To read on The New York Times website:
Supreme Court to Consider Legal Standard Drawn From ‘Of Mice and Men’
WASHINGTON — In 2002, the Supreme Court barred the execution of the intellectually disabled. But it gave states a lot of leeway to decide just who was, in the language of the day, “mentally retarded.”
Texas took a creative approach, adopting what one judge there later called “the Lennie standard.” That sounds like a reference to an august precedent, but it is not. The Lennie in question is Lennie Small, the dim, hulking farmhand in John Steinbeck’s “Of Mice and Men.”
The Lennie in question is fictional.
Still, Judge Cathy Cochran of the Texas Court of Criminal Appeals wrote in 2004 that Lennie should be a legal touchstone.
“Most Texas citizens might agree that Steinbeck’s Lennie should, by virtue of his lack of reasoning ability and adaptive skills, be exempt” from the death penalty, she wrote. “But, does a consensus of Texas citizens agree that all persons who might legitimately qualify for assistance under the social services definition of mental retardation be exempt from an otherwise constitutional penalty?”
Judge Cochran, who later said she had reread “all of Steinbeck” in the 1960s while living above Cannery Row in Monterey, Calif., listed seven factors that could spare someone like Lennie, whose rash killing of a young woman was seemingly accidental.
For instance: “Has the person formulated plans and carried them through, or is his conduct impulsive?”
And: “Can the person hide facts or lie effectively?”
This fall, in Moore v. Texas, No. 15-797, the United States Supreme Court will consider whether the Court of Criminal Appeals, Texas’ highest court for criminal matters, went astray last year in upholding the death sentence of Bobby J. Moore based in part on outdated medical criteria and in part on the Lennie standard.
Mr. Moore killed James McCarble, a 70-year-old grocery clerk, during a robbery in 1980 in Houston.
No one disputes that Mr. Moore is at least mentally challenged or, as a psychologist testifying for the prosecution put it at a 2014 hearing, that he most likely “suffers from borderline intellectual functioning.”
Mr. Moore reached his teenage years without understanding how to tell time, the days of the week or the relationship between subtraction and addition. His I.Q. has been measured as high as 78 and as low as 57, averaging around 70. On the other hand, the psychologist testified, the young Bobby Moore had shown skill at mowing lawns and playing pool.
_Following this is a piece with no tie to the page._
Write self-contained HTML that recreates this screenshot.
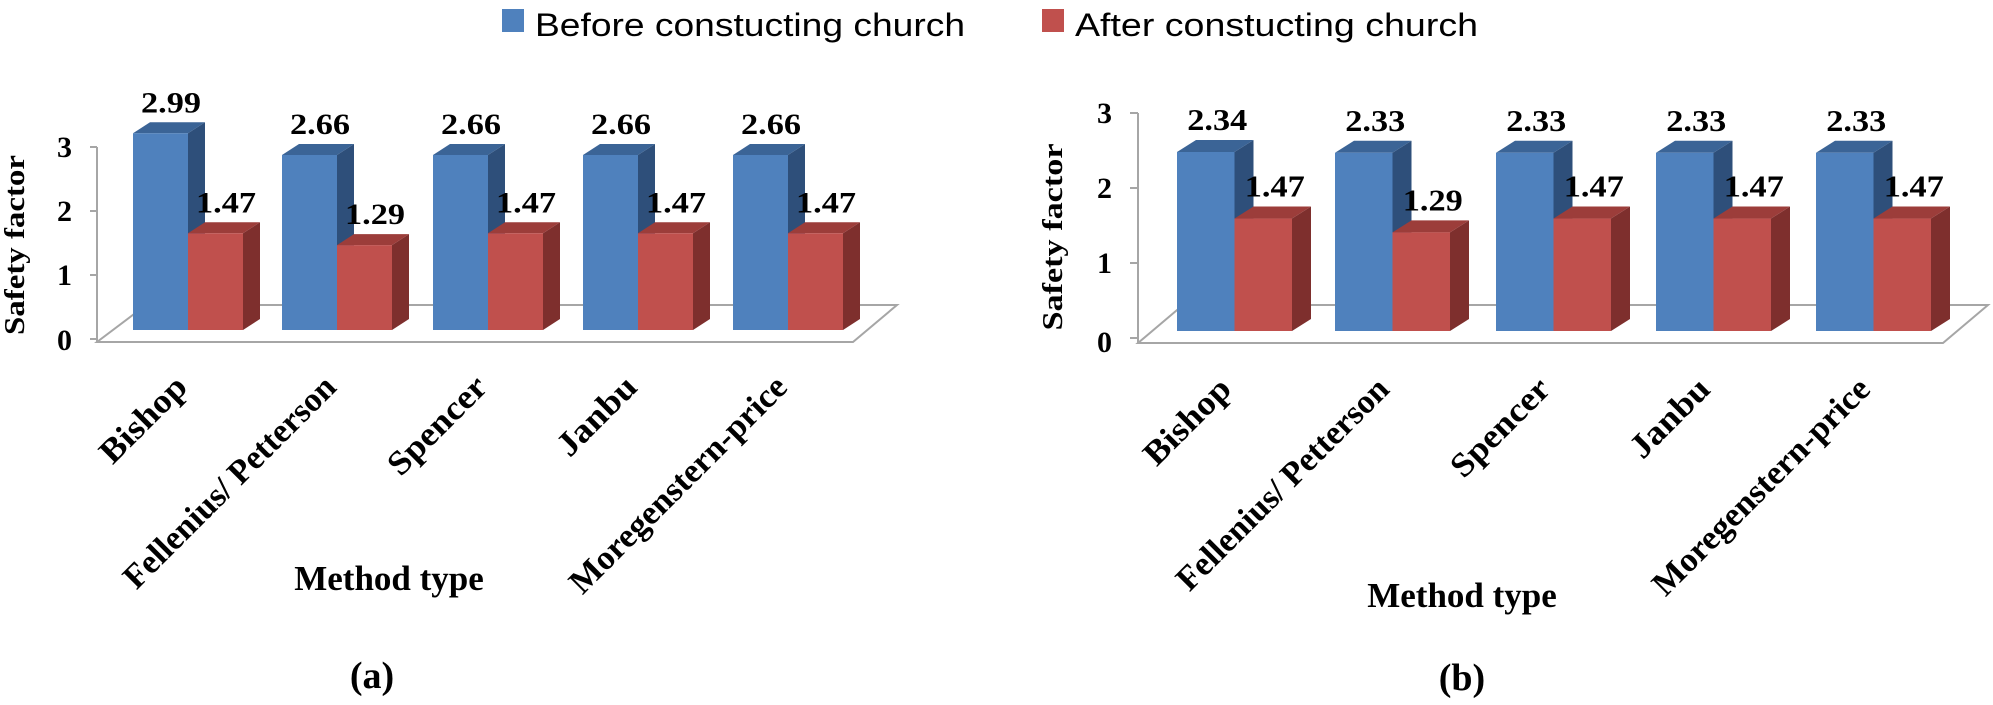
<!DOCTYPE html>
<html><head><meta charset="utf-8"><style>
html,body{margin:0;padding:0;background:#fff;}
svg{display:block;}
.t{font-family:"Liberation Serif",serif;font-weight:bold;fill:#000;}
.l{font-family:"Liberation Sans",sans-serif;fill:#000;}
</style></head><body>
<svg id="s" width="1993" height="705" viewBox="0 0 1993 705" xmlns="http://www.w3.org/2000/svg">
<rect width="1993" height="705" fill="#fff"/>
<!-- legend -->
<rect x="502" y="9" width="22" height="23" fill="#4F81BD"/>
<text class="l" x="535" y="36" font-size="32" textLength="430" lengthAdjust="spacingAndGlyphs">Before constucting church</text>
<rect x="1042" y="9" width="22" height="23" fill="#C0504D"/>
<text class="l" x="1075" y="36" font-size="32" textLength="403" lengthAdjust="spacingAndGlyphs">After constucting church</text>

<!-- chart a floor/axis -->
<g stroke="#a6a6a6" stroke-width="2" fill="none">
<polygon points="97,342 853,342 897,305 146,305"/>
<line x1="97" y1="147" x2="97" y2="342"/>
<line x1="90" y1="147" x2="97" y2="147"/><line x1="90" y1="211" x2="97" y2="211"/>
<line x1="90" y1="275" x2="97" y2="275"/><line x1="90" y1="339" x2="97" y2="339"/>
</g>
<!-- chart b floor/axis -->
<g stroke="#a6a6a6" stroke-width="2" fill="none">
<polygon points="1138,343 1943,343 1988,305 1183,305"/>
<line x1="1138" y1="113" x2="1138" y2="343"/>
<line x1="1130" y1="113" x2="1138" y2="113"/><line x1="1130" y1="188" x2="1138" y2="188"/>
<line x1="1130" y1="263" x2="1138" y2="263"/><line x1="1130" y1="338" x2="1138" y2="338"/>
</g>
<g id="bars"></g>

<!-- tick labels -->
<g class="t" font-size="30" text-anchor="end">
<text x="72" y="157">3</text><text x="72" y="221">2</text><text x="72" y="285">1</text><text x="72" y="350">0</text>
<text x="1112" y="123">3</text><text x="1112" y="198">2</text><text x="1112" y="273">1</text><text x="1112" y="352">0</text>
</g>
<text class="t" font-size="28" text-anchor="middle" transform="translate(24,245) rotate(-90)" textLength="180" lengthAdjust="spacingAndGlyphs">Safety factor</text>
<text class="t" font-size="28" text-anchor="middle" transform="translate(1062,237) rotate(-90)" textLength="187" lengthAdjust="spacingAndGlyphs">Safety factor</text>

<text class="t" font-size="35" x="389" y="590" text-anchor="middle">Method type</text>
<text class="t" font-size="38" x="372" y="688" text-anchor="middle">(a)</text>
<text class="t" font-size="35" x="1462" y="607" text-anchor="middle">Method type</text>
<text class="t" font-size="38" x="1462" y="690" text-anchor="middle">(b)</text>
</svg>
<script>
(function(){
var NS="http://www.w3.org/2000/svg",g=document.getElementById("bars");
function el(n,a,txt){var e=document.createElementNS(NS,n);for(var k in a)e.setAttribute(k,a[k]);if(txt)e.textContent=txt;g.appendChild(e);return e;}
function poly(p,f){el("polygon",{points:p.map(function(q){return q[0]+","+q[1];}).join(" "),fill:f});}
function bar(x,w,bot,h,dx,dy,c){
 var top=bot-h;
 poly([[x+w,top],[x+w+dx,top-dy],[x+w+dx,bot-dy],[x+w,bot]],c[2]);
 poly([[x,top],[x+dx,top-dy],[x+w+dx,top-dy],[x+w,top]],c[1]);
 el("rect",{x:x,y:top,width:w,height:h,fill:c[0]});
}
var B=["#4F81BD","#3B6496","#2E4F7A"],R=["#C0504D","#9C3D3A","#7E2F2D"];
var TL=[108,285,125,98,292];
function chart(gs,w,bot,k,dx,dy,bv,rv,fs,cats,cy){
 for(var i=0;i<gs.length;i++){
  var x=gs[i];
  bar(x,w,bot,bv[i]*k,dx,dy,B);
  bar(x+w,w,bot,rv[i]*k,dx,dy,R);
 }
 for(var i=0;i<gs.length;i++){
  var x=gs[i];
  el("text",{"class":"t","font-size":fs,x:x+w/2+dx/2+2,y:bot-bv[i]*k-dy-10,"text-anchor":"middle",textLength:60,lengthAdjust:"spacingAndGlyphs"},bv[i].toFixed(2));
  el("text",{"class":"t","font-size":fs,x:x+w+w/2+dx/2+2,y:bot-rv[i]*k-dy-10,"text-anchor":"middle",textLength:60,lengthAdjust:"spacingAndGlyphs"},rv[i].toFixed(2));
  el("text",{"class":"t","font-size":34,"text-anchor":"end",textLength:TL[i],lengthAdjust:"spacingAndGlyphs",transform:"translate("+(x+56)+","+cy+") rotate(-45)"},cats[i]);
 }
}
var cats=["Bishop","Fellenius/ Petterson","Spencer","Janbu","Moregenstern-price"];
chart([133,282,433,583,733],55,330,65.8,17,11,[2.99,2.66,2.66,2.66,2.66],[1.47,1.29,1.47,1.47,1.47],30,cats,389);
chart([1177,1335,1496,1656,1816],57.5,331,76.5,19,12,[2.34,2.33,2.33,2.33,2.33],[1.47,1.29,1.47,1.47,1.47],31,cats,391);
})();
</script>
</body></html>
The state judge who heard this evidence, relying on current medical standards on intellectual disability, concluded that executing Mr. Moore would violate the Eighth Amendment’s ban on cruel and unusual punishment.
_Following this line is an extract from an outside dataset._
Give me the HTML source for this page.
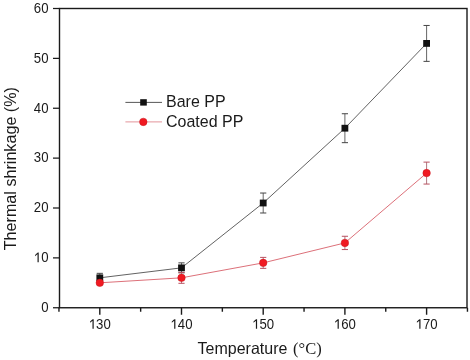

But the Court of Criminal Appeals reversed the ruling, saying the judge had made a mistake in “employing the definition of intellectual disability presently used.”
Under medical standards from 1992, endorsed in Judge Cochran’s 2004 opinion, Mr. Moore was not intellectually disabled, the appeals court said. The court added that the seven factors listed in the 2004 opinion weighed heavily against Mr. Moore. He had, for instance, worn a wig during the robbery and tried to hide his shotgun in two plastic bags, which prosecutors said was evidence of forethought and planning.
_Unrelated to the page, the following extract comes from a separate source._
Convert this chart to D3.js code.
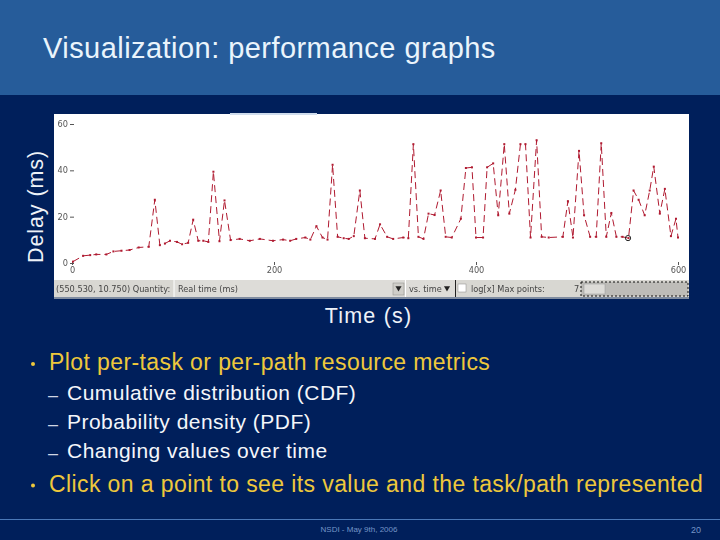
<!DOCTYPE html>
<html>
<head>
<meta charset="utf-8">
<script src="https://cdn.jsdelivr.net/npm/d3@7"></script>
<style>
  html, body { margin: 0; padding: 0; background: #001f5b; overflow: hidden; }
  svg { display: block; }
  text { font-family: "Liberation Sans", Arial, sans-serif; }
</style>
</head>
<body>
<script>
// values
const taskTimes = [1, 11, 18, 24, 34, 41, 49, 57, 66, 76, 82, 87, 92, 97, 104, 109, 115, 120, 125, 130, 135, 140, 146, 151, 157, 166, 176, 186, 199, 209, 216, 222, 231, 236, 242, 248, 253, 258, 263, 269, 274, 279, 285, 290, 300, 305, 312, 318, 328, 333, 338, 343, 348, 353, 359, 365, 370, 376, 385, 390, 396, 400, 407, 411, 417, 422, 428, 433, 439, 444, 449, 454, 460, 465, 472, 486, 491, 496, 502, 507, 513, 519, 524, 529, 534, 539, 545, 551, 556, 561, 567, 572, 576, 582, 587, 593, 598, 600];
const taskDelays = [0.6, 3.1, 3.4, 3.7, 3.7, 5, 5.3, 5.6, 6.7, 7, 27.3, 7.7, 8.4, 9.6, 9.1, 8.1, 8.7, 18.7, 9.6, 9.6, 9.1, 39.4, 9.4, 27, 9.9, 10.4, 9.6, 10.4, 9.6, 10.1, 9.6, 10.4, 11, 10.1, 15.9, 11, 10.1, 42.4, 11.3, 10.7, 10.4, 11.6, 31.3, 10.7, 10.4, 16.7, 11.3, 10.4, 11, 10.7, 51.3, 11.3, 10.4, 21.3, 20.7, 31.3, 11.3, 11, 19.1, 41, 41.3, 11, 11, 41.3, 43, 20.6, 51.3, 21.3, 31.6, 51.3, 51.3, 11, 53, 11.3, 11, 11.3, 26.7, 11, 48.4, 20.6, 11.3, 11.3, 51.7, 11.3, 21.6, 11.3, 11.3, 10.75, 31.3, 27.3, 20.6, 31.3, 41.6, 21.3, 32, 11.6, 19.1, 11];
const xTicks = [0, 200, 400, 600];
const yTicks = [0, 20, 40, 60];
const selectedPoint = [550.53, 10.75];

const subBullets = ["Cumulative distribution (CDF)", "Probability density (PDF)", "Changing values over time"];

const svg = d3.select("body").append("svg")
  .attr("width", 720)
  .attr("height", 540);

const defs = svg.append("defs");
defs.append("filter").attr("id", "soft")
  .append("feGaussianBlur").attr("stdDeviation", 0.4);

// slide background
svg.append("rect").attr("width", 720).attr("height", 540).attr("fill", "#001f5b");
svg.append("rect").attr("width", 720).attr("height", 95).attr("fill", "#265c9a");

svg.append("text")
  .attr("x", 43).attr("y", 58)
  .attr("font-size", 29)
  .attr("letter-spacing", 0.45)
  .attr("fill", "#eaf4fc")
  .text("Visualization: performance graphs");

// screenshot panel
const shot = svg.append("g").attr("filter", "url(#soft)");
shot.append("rect").attr("x", 54).attr("y", 114).attr("width", 635).attr("height", 166).attr("fill", "#ffffff");
shot.append("rect").attr("x", 230).attr("y", 113).attr("width", 87).attr("height", 2).attr("fill", "#cfdcec");

// toolbar under the plot
shot.append("rect").attr("x", 54).attr("y", 280).attr("width", 635).attr("height", 17).attr("fill", "#d8d7d2");
shot.append("rect").attr("x", 54).attr("y", 297).attr("width", 635).attr("height", 2).attr("fill", "#7f8ca0");
shot.append("rect").attr("x", 174).attr("y", 280).attr("width", 231).attr("height", 17).attr("fill", "#dddcd8");
shot.append("line").attr("x1", 174).attr("x2", 174).attr("y1", 280).attr("y2", 297).attr("stroke", "#ffffff");
shot.append("rect").attr("x", 393).attr("y", 283).attr("width", 11).attr("height", 12).attr("fill", "#cfcec9").attr("stroke", "#8a8a86").attr("stroke-width", 0.5);
shot.append("rect").attr("x", 406).attr("y", 280).attr("width", 50).attr("height", 17).attr("fill", "#dddcd8");
shot.append("line").attr("x1", 405.5).attr("x2", 405.5).attr("y1", 280).attr("y2", 297).attr("stroke", "#ffffff");
shot.append("line").attr("x1", 455.5).attr("x2", 455.5).attr("y1", 280).attr("y2", 297).attr("stroke", "#222222");
shot.append("rect").attr("x", 458).attr("y", 284).attr("width", 8).attr("height", 8).attr("fill", "#ffffff").attr("stroke", "#888888").attr("stroke-width", 0.5);
shot.append("rect").attr("x", 581).attr("y", 282).attr("width", 107).attr("height", 14).attr("fill", "#bdbcb8")
  .attr("stroke", "#111111").attr("stroke-dasharray", "2,2");
shot.append("rect").attr("x", 584).attr("y", 284).attr("width", 21).attr("height", 10).attr("fill", "#dddcd8").attr("stroke", "#999999").attr("stroke-width", 0.5);

const arrow = d3.symbol().type(d3.symbolTriangle).size(16);
[398.5, 447].forEach(px => {
  shot.append("path").attr("d", arrow()).attr("transform", `translate(${px},288) rotate(180)`).attr("fill", "#222222");
});

const toolbarTexts = [
  ["(550.530, 10.750)  Quantity:", 56],
  ["Real time (ms)", 178],
  ["vs. time", 409],
  ["log[x] Max points:", 471],
  ["7", 574]
];
shot.selectAll(".tool")
  .data(toolbarTexts)
  .join("text")
  .attr("class", "tool")
  .attr("x", d => d[1])
  .attr("y", 292)
  .attr("font-size", 8.2)
  .attr("fill", "#444444")
  .style("font-family", "DejaVu Sans")
  .text(d => d[0]);

// plot
const x = d3.scaleLinear().domain([0, 600]).range([72, 678]);
const y = d3.scaleLinear().domain([0, 60]).range([263, 124]);

const xAxis = shot.append("g")
  .attr("transform", "translate(0,262)")
  .call(d3.axisBottom(x).tickValues(xTicks).tickSize(3).tickPadding(2));
const yAxis = shot.append("g")
  .attr("transform", "translate(70,0)")
  .call(d3.axisLeft(y).tickValues(yTicks).tickSizeInner(-4).tickSizeOuter(0).tickPadding(2));
[xAxis, yAxis].forEach(a => {
  a.select(".domain").remove();
  a.selectAll("text").attr("fill", "#555555").attr("font-size", 8.2).style("font-family", "DejaVu Sans");
  a.selectAll("line").attr("stroke", "#555555");
});

const points = taskTimes.map((t, i) => [t, taskDelays[i]]);

shot.append("path")
  .datum(points)
  .attr("fill", "none")
  .attr("stroke", "#b01a30")
  .attr("stroke-width", 1)
  .attr("stroke-dasharray", "7,4")
  .attr("d", d3.line().x(d => x(d[0])).y(d => y(d[1])));

shot.selectAll(".pt")
  .data(points)
  .join("rect")
  .attr("class", "pt")
  .attr("x", d => x(d[0]) - 1)
  .attr("y", d => y(d[1]) - 1)
  .attr("width", 2)
  .attr("height", 2)
  .attr("fill", "#b01a30");

shot.append("circle")
  .attr("cx", x(selectedPoint[0]))
  .attr("cy", y(selectedPoint[1]))
  .attr("r", 2.6)
  .attr("fill", "none")
  .attr("stroke", "#222222")
  .attr("stroke-width", 1);

// axis captions
svg.append("text")
  .attr("transform", "translate(43,206.5) rotate(-90)")
  .attr("text-anchor", "middle")
  .attr("font-size", 21.5)
  .attr("letter-spacing", 0.9)
  .attr("fill", "#eef2f8")
  .text("Delay (ms)");

svg.append("text")
  .attr("x", 368.5).attr("y", 323)
  .attr("text-anchor", "middle")
  .attr("font-size", 21.5)
  .attr("letter-spacing", 1.2)
  .attr("fill", "#eef2f8")
  .text("Time (s)");

// bullets
const bullets = [
  ["Plot per-task or per-path resource metrics", 370],
  ["Click on a point to see its value and the task/path represented", 491.5]
];
svg.selectAll(".bullet")
  .data(bullets)
  .join("text")
  .attr("class", "bullet")
  .attr("x", 49)
  .attr("y", d => d[1])
  .attr("font-size", 23)
  .attr("letter-spacing", 0.4)
  .attr("fill", "#eec83c")
  .text(d => d[0]);
svg.selectAll(".dot")
  .data(bullets)
  .join("circle")
  .attr("class", "dot")
  .attr("cx", 33)
  .attr("cy", d => d[1] - 6)
  .attr("r", 2)
  .attr("fill", "#eec83c");

const subY = d3.scalePoint().domain(subBullets).range([400, 457.5]);
svg.selectAll(".sub")
  .data(subBullets)
  .join("text")
  .attr("class", "sub")
  .attr("x", 67)
  .attr("y", d => subY(d))
  .attr("font-size", 21)
  .attr("letter-spacing", 0.48)
  .attr("fill", "#f4f6fa")
  .text(d => d);
svg.selectAll(".dash")
  .data(subBullets)
  .join("text")
  .attr("class", "dash")
  .attr("x", 48)
  .attr("y", d => subY(d) + 1)
  .attr("font-size", 18)
  .attr("fill", "#d0d6e4")
  .text("–");

// footer
svg.append("line")
  .attr("x1", 0).attr("x2", 720).attr("y1", 519.5).attr("y2", 519.5)
  .attr("stroke", "#4a78b8").attr("stroke-width", 1);
svg.append("text")
  .attr("x", 359).attr("y", 532)
  .attr("text-anchor", "middle")
  .attr("font-size", 8)
  .attr("fill", "#7595c8")
  .text("NSDI - May 9th, 2006");
svg.append("text")
  .attr("x", 696).attr("y", 533)
  .attr("text-anchor", "middle")
  .attr("font-size", 9)
  .attr("fill", "#7595c8")
  .text("20");
</script>
</body>
</html>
In dissent, Judge Elsa Alcala said the 1992 medical standards used by the majority were “outdated and erroneous.” As for the seven factors, she wrote, “The Lennie standard does not meet the requirements of the federal Constitution.”
“I would set forth a standard,” Judge Alcala wrote, “that does not include any reference to a fictional character.”
In a brief, Ken Paxton, the state’s attorney general, defended the seven factors, though without mentioning Lennie. He also urged the Supreme Court to let judges and juries, rather than medical professionals, decide who should be spared the death penalty.
That echoed a 2014 dissent from Justice Samuel A. Alito Jr., who said it was a bad idea to rely on the shifting views of medical experts to decide who must be spared execution based on intellectual disability. The majority in that case, Hall v. Florida, struck down Florida’s I.Q. score cutoff of 70 as too rigid.
In doing so, Justice Alito wrote, the majority had effectively overruled the part of its 2002 Atkins v. Virginia decision that allowed states to use their own definitions of intellectual disability, and instead imposed “the evolving standards of professional societies, most notably the American Psychiatric Association.”